El tema del cual me he propuesta
hablar es delicado porque puede ser mal entendido, y les confieso que a veces
pienso solo en los títulos y desarrollo la idea a medida que voy escribiendo.
Pero me causa interés hacer una sutil separación entre dos características del
amor de Dios que pienso son inseparables, casi que podría hablar de un par que
coexiste el uno del otro: la gracia y la misericordia. Cuando hablamos de la
Santísima Trinidad, por ejemplo, no hablamos de un orden cronológico, de que
primero existió el Padre, luego el Hijo y que luego el Espíritu Santo apareciera
de esta relación filial de amor; AL CONTRARIO, San Juan nos recuerda en el
capítulo 1 de su evangelio que: “En el
principio era la palabra y la palabra estaba con Dios y la palabra era Dios”.
Sin embargo entre la gracia y la misericordia creo que primero fue la gracia, quitada
de nosotros por el pecado de Adán y Eva y que la misericordia fue la resurrección de esa gracia que nos reabrió las puertas del
cielo.
San Pablo explica claramente en
los capítulos 1 y 2 a los romanos que no es la ley la que nos salvará, no se
trata de cumplir solo la ley sino
que es la fe en Jesucristo la que nos permitirá entrar en el cielo. Y en
Efesios agrega: “Porque por gracia habéis
sido salvados por medio de la fe, y esto no de vosotros, sino que es don de
Dios”. La clave es comprender de dónde proviene esta reaparición de la
gracia que permitió que fuese nuevamente un canal de salvación y cuál fue su
costo.
Fue la misericordia de Dios la
que activó la misión de Cristo, “porque
tanto amó Dios al mundo que entregó a su único hijo para que por medio de él
todos pudiesen salvarse” (Juan 3). Es decir, el amor de Dios es fuente de
su misericordia y la gracia, obtenida por los méritos de la pasión y muerte de
Jesús más su vida sin pecado, nos devolvió la amistad con el Creador y reabrió
las puertas del cielo.
¿Quién es digno de salvarse por
sus propias obras?, la verdad nadie. Las buenas obras, necesarias para la salvación, son un derivado, un reflejo de la fe
en Jesús.
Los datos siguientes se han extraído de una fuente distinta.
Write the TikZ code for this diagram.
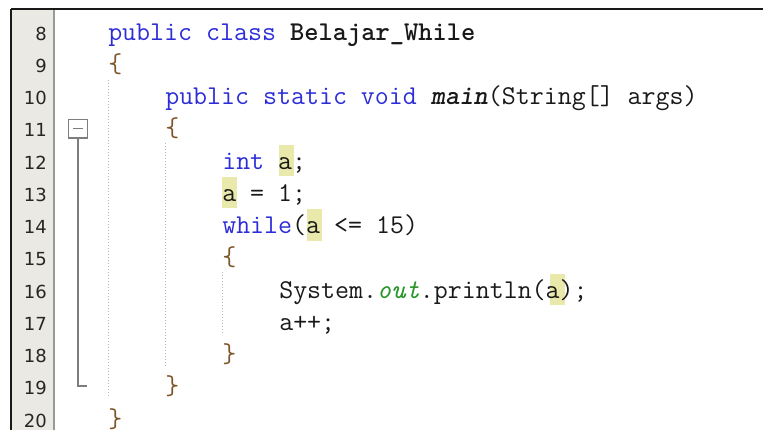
\documentclass[tikz,border=0pt]{standalone}
\usepackage{fontspec}
\newfontfamily\gutterfont{DejaVu Sans}
\usetikzlibrary{positioning}
\definecolor{kwblue}{RGB}{45,45,215}
\definecolor{fieldgreen}{RGB}{40,150,40}
\definecolor{gutterbg}{RGB}{234,233,227}
\definecolor{hlyellow}{RGB}{233,233,172}
\definecolor{bracebrown}{RGB}{125,85,40}
\definecolor{guidegray}{RGB}{185,185,185}
\definecolor{foldgray}{RGB}{125,125,125}

\newcommand\kw[1]{\textcolor{kwblue}{#1}}
\newcommand\lbr{\textcolor{bracebrown}{\{}}
\newcommand\rbr{\textcolor{bracebrown}{\}}}

\begin{document}
\begin{tikzpicture}[x=0.75pt,y=-0.75pt,
    codeline/.style={anchor=base west,inner sep=0pt,
      font=\ttfamily\fontsize{20.36}{22}\selectfont,text=black!90},
    lnum/.style={anchor=base east,inner sep=0pt,
      font=\gutterfont\fontsize{13.5}{16}\selectfont,text=black!85},
    guide/.style={guidegray,line width=0.75pt,dash pattern=on 0.75pt off 1.5pt},
    hilite/.style={fill=hlyellow}]
  \useasboundingbox (0,0) rectangle (763,430);
  % gutter and frame
  \fill[gutterbg] (12,10) rectangle (53,430);
  \draw[black!40,line width=1.1pt] (54,10) -- (54,430);
  \draw[black!90,line width=1.6pt] (11,9) -- (763,9);
  \draw[black!90,line width=1.6pt] (11,9) -- (11,430);

  % line numbers
  \foreach \n in {8,...,20}
    \node[lnum] (ln\n) at (47,{40+(\n-8)*32.25}) {\n};

  % occurrences of a
  \fill[hilite] (278.5,144.5) rectangle (293.5,176);
  \fill[hilite] (221.5,176.8) rectangle (236.5,208.3);
  \fill[hilite] (307,209) rectangle (322,240.5);
  \fill[hilite] (549.5,273.5) rectangle (564.5,305);

  % indent guides
  \draw[guide] (108,80) -- (108,398);
  \draw[guide] (165,143) -- (165,367);
  \draw[guide] (222,272) -- (222,335);

  % fold marker
  \node[draw=foldgray,line width=1pt,minimum size=14pt,inner sep=0pt,fill=white] (fold) at (78,128.5) {};
  \draw[foldgray,line width=1pt] ([xshift=-3.4pt]fold.center) -- ([xshift=3.4pt]fold.center);
  \coordinate (foldend) at (87,385.5);
  \draw[foldgray,line width=1.5pt] (fold.south) |- (foldend);

  % code
  \node[codeline] (c8)  at (108,40)     {\kw{public class} \textbf{Belajar\_While}};
  \node[codeline] (c9)  at (108,72.25)  {\lbr};
  \node[codeline] (c10) at (165,104.5)  {\kw{public static void} \textbf{\textit{main}}(String[] args)};
  \node[codeline] (c11) at (165,136.75) {\lbr};
  \node[codeline] (c12) at (222,169)    {\kw{int} a;};
  \node[codeline] (c13) at (222,201.25) {a = 1;};
  \node[codeline] (c14) at (222,233.5)  {\kw{while}(a <= 15)};
  \node[codeline] (c15) at (222,265.75) {\lbr};
  \node[codeline] (c16) at (279,298)    {System.\textcolor{fieldgreen}{\textit{out}}.println(a);};
  \node[codeline] (c17) at (279,330.25) {a++;};
  \node[codeline] (c18) at (222,362.5)  {\rbr};
  \node[codeline] (c19) at (165,394.75) {\rbr};
  \node[codeline] (c20) at (108,427)    {\rbr};
\end{tikzpicture}
\end{document}
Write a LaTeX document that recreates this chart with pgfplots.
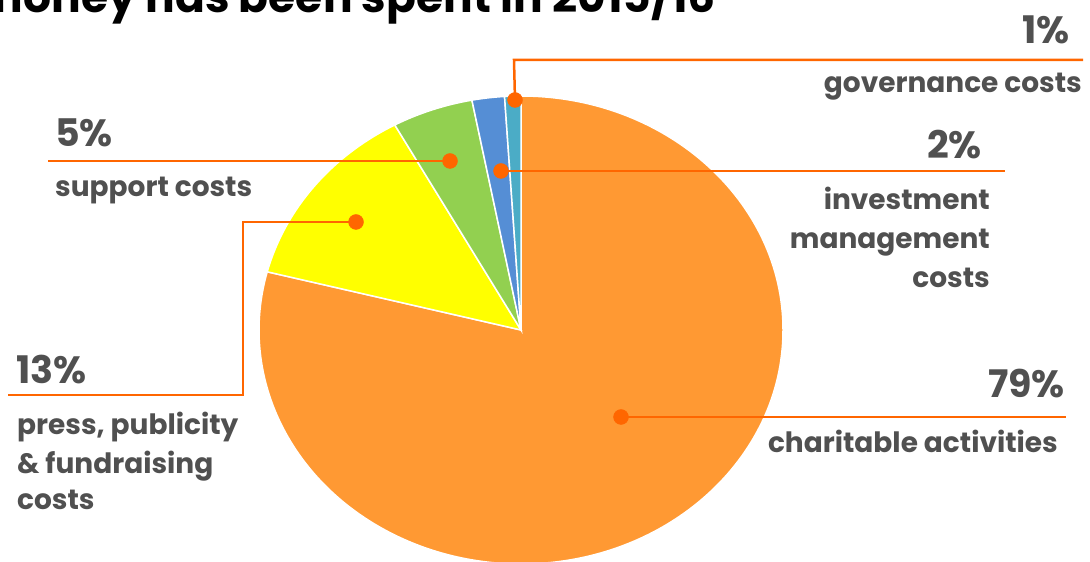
\documentclass[border=0pt]{standalone}
\usepackage{pgfplots}
\pgfplotsset{compat=1.18}
\usepackage{fontspec}
\setmainfont{Poppins}
\definecolor{pOrange}{HTML}{FF9933}
\definecolor{pYellow}{HTML}{FFFF00}
\definecolor{pGreen}{HTML}{92D050}
\definecolor{pBlue}{HTML}{558ED5}
\definecolor{pTeal}{HTML}{4BACC6}
\definecolor{lead}{HTML}{FF6600}
\definecolor{txt}{HTML}{505050}
% shares (percent), clockwise from the top
\def\pA{79}% charitable activities
\def\pB{13}% press, publicity & fundraising costs
\def\pC{5}%  support costs
\def\pD{2}%  investment management costs
\def\pE{1}%  governance costs
\begin{document}
\begin{tikzpicture}
\clip (0,0) rectangle (1090pt,562pt);
\begin{axis}[
  x=1pt, y=1pt, xmin=0, xmax=1090, ymin=0, ymax=562,
  scale only axis, hide axis, clip=false,
]
% wedges
\pgfmathsetmacro{\aA}{90}
\pgfmathsetmacro{\aB}{90-3.6*\pA}
\pgfmathsetmacro{\aC}{\aB-3.6*\pB}
\pgfmathsetmacro{\aD}{\aC-3.6*\pC}
\pgfmathsetmacro{\aE}{\aD-3.6*\pD}
\pgfmathsetmacro{\aF}{\aE-3.6*\pE}
\fill[pOrange,draw=white,line width=1.5pt] (axis cs:521,232) -- ++(\aA:262pt and 234pt) arc[start angle=\aA, end angle=\aB, x radius=262pt, y radius=234pt] -- cycle;
\fill[pYellow,draw=white,line width=1.5pt] (axis cs:521,232) -- ++(\aB:262pt and 234pt) arc[start angle=\aB, end angle=\aC, x radius=262pt, y radius=234pt] -- cycle;
\fill[pGreen,draw=white,line width=1.5pt] (axis cs:521,232) -- ++(\aC:262pt and 234pt) arc[start angle=\aC, end angle=\aD, x radius=262pt, y radius=234pt] -- cycle;
\fill[pBlue,draw=white,line width=1.5pt] (axis cs:521,232) -- ++(\aD:262pt and 234pt) arc[start angle=\aD, end angle=\aE, x radius=262pt, y radius=234pt] -- cycle;
\fill[pTeal,draw=white,line width=1.5pt] (axis cs:521,232) -- ++(\aE:262pt and 234pt) arc[start angle=\aE, end angle=\aF, x radius=262pt, y radius=234pt] -- cycle;
% leader lines
\addplot[lead, line width=2.5pt, mark=none] coordinates {(515,462) (514,502) (1083,502)};
\addplot[lead, line width=2.5pt, mark=none] coordinates {(450,401) (48,401)};
\addplot[lead, line width=2.5pt, mark=none] coordinates {(501,391) (1005,391)};
\addplot[lead, line width=2.5pt, mark=none] coordinates {(356,340) (243,340) (243,167) (8,167)};
\addplot[lead, line width=2.5pt, mark=none] coordinates {(621,145) (1066,145)};
% dots
\addplot[only marks, mark=*, mark size=7.5pt, mark options={fill=lead, draw=lead}] coordinates {(515,462) (450,401) (501,391) (356,340) (621,145)};
% title (cut at the top, as in the reference)
\node[inner sep=0pt, anchor=base east, font=\fontsize{44}{46}\selectfont\bfseries] at (axis cs:716,549) {money has been spent in 2015/16};
% labels
\begin{scope}[every node/.style={text=txt, inner sep=0pt}]
\node[anchor=base west, font=\fontsize{38}{40}\selectfont\bfseries] at (axis cs:55,415) {5\%};
\node[anchor=base west, font=\fontsize{28}{30}\selectfont\bfseries] at (axis cs:55,365) {support costs};
\node[anchor=base west, font=\fontsize{38}{40}\selectfont\bfseries] at (axis cs:16,178) {13\%};
\node[anchor=base west, font=\fontsize{28}{30}\selectfont\bfseries] at (axis cs:17,127) {press, publicity};
\node[anchor=base west, font=\fontsize{28}{30}\selectfont\bfseries] at (axis cs:17,88) {\& fundraising};
\node[anchor=base west, font=\fontsize{28}{30}\selectfont\bfseries] at (axis cs:17,52) {costs};
\node[anchor=base east, font=\fontsize{38}{40}\selectfont\bfseries] at (axis cs:1070,518) {1\%};
\node[anchor=base east, font=\fontsize{28}{30}\selectfont\bfseries] at (axis cs:1082,469) {governance costs};
\node[anchor=base east, font=\fontsize{38}{40}\selectfont\bfseries] at (axis cs:982,403) {2\%};
\node[anchor=base east, font=\fontsize{28}{30}\selectfont\bfseries] at (axis cs:990,352) {investment};
\node[anchor=base east, font=\fontsize{28}{30}\selectfont\bfseries] at (axis cs:990,313) {management};
\node[anchor=base east, font=\fontsize{28}{30}\selectfont\bfseries] at (axis cs:990,274) {costs};
\node[anchor=base east, font=\fontsize{38}{40}\selectfont\bfseries] at (axis cs:1065,164) {79\%};
\node[anchor=base east, font=\fontsize{28}{30}\selectfont\bfseries] at (axis cs:1058,109) {charitable activities};
\end{scope}
\end{axis}
\end{tikzpicture}
\end{document}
Quien es fiel a Cristo y sigue sus enseñanzas se hace motor de obras
de caridad, cumple los mandamientos, ama a la Iglesia. Pero sin Cristo, aunque
solo hagamos buenas obras y cumplamos la ley, se vuelve esterilidad el camino a
la salvación, algo perfectamente descrito en el encuentro de Jesús con el joven
rico, aquel que cumplía la ley, era un justo y buen judío pero rechazó la perfección ofrecida por Jesús,
rechazó la salvación ofrecida por el mesías. Así podemos concluir que aquel que no renuncie a sí mismo, tome su
cruz y siga a Cristo no se salvará. Hasta ahí llega el efecto de la gracia.
La gracia se activa al recibir a Cristo y alejarnos progresivamente del pecado.
Pero, ¿qué hay de aquellos que nunca conocieron a Cristo o lo rechazaron por
una evangelización tibia, vacía?, pues es aquí donde la misericordia cubre los
espacios, rellena los vacíos y amplía las opciones.
La misericordia no es complicidad
con el error ni mediocridad con el pecado. La misericordia es la fuente del
perdón que se activa únicamente
cuando aquel que viendo sus miserias y pecados se arrepiente, abraza la verdad y pide una oportunidad. La
misericordia no es burocrática ni cruel, se activa rápido ante un corazón
sincero y da las mismas opciones de salvación de aquel que vivió toda su vida
en sacrificios y sacramentos. La trampa es pensar que podemos tener a la
misericordia como un comodín para ir al cielo eliminando las privaciones y
sacrificios, porque resulta que el apego y acomodo al pecado es la principal
pared que impide ver la misericordia, ya que el pecado construye rápidamente un
muro con ladrillos de soberbia y orgullo que nos distancia de Dios.
La misericordia de Dios nos
salva, al igual que la gracia, porque fue la misericordia, fruto del amor de
Dios, la que le motivó a Jesús su misión salvífica para la humanidad. La mirada
de Dios, llena de compasión y piedad, solo busca que conociendo a Jesús vivamos
felices, sin apegos materiales que generan esclavitud y muerte. Así podríamos
concluir que no hay gracia sin Cristo y no hay misericordia sin deseo de
conversión. Dios los bendiga, nos vemos en la oración.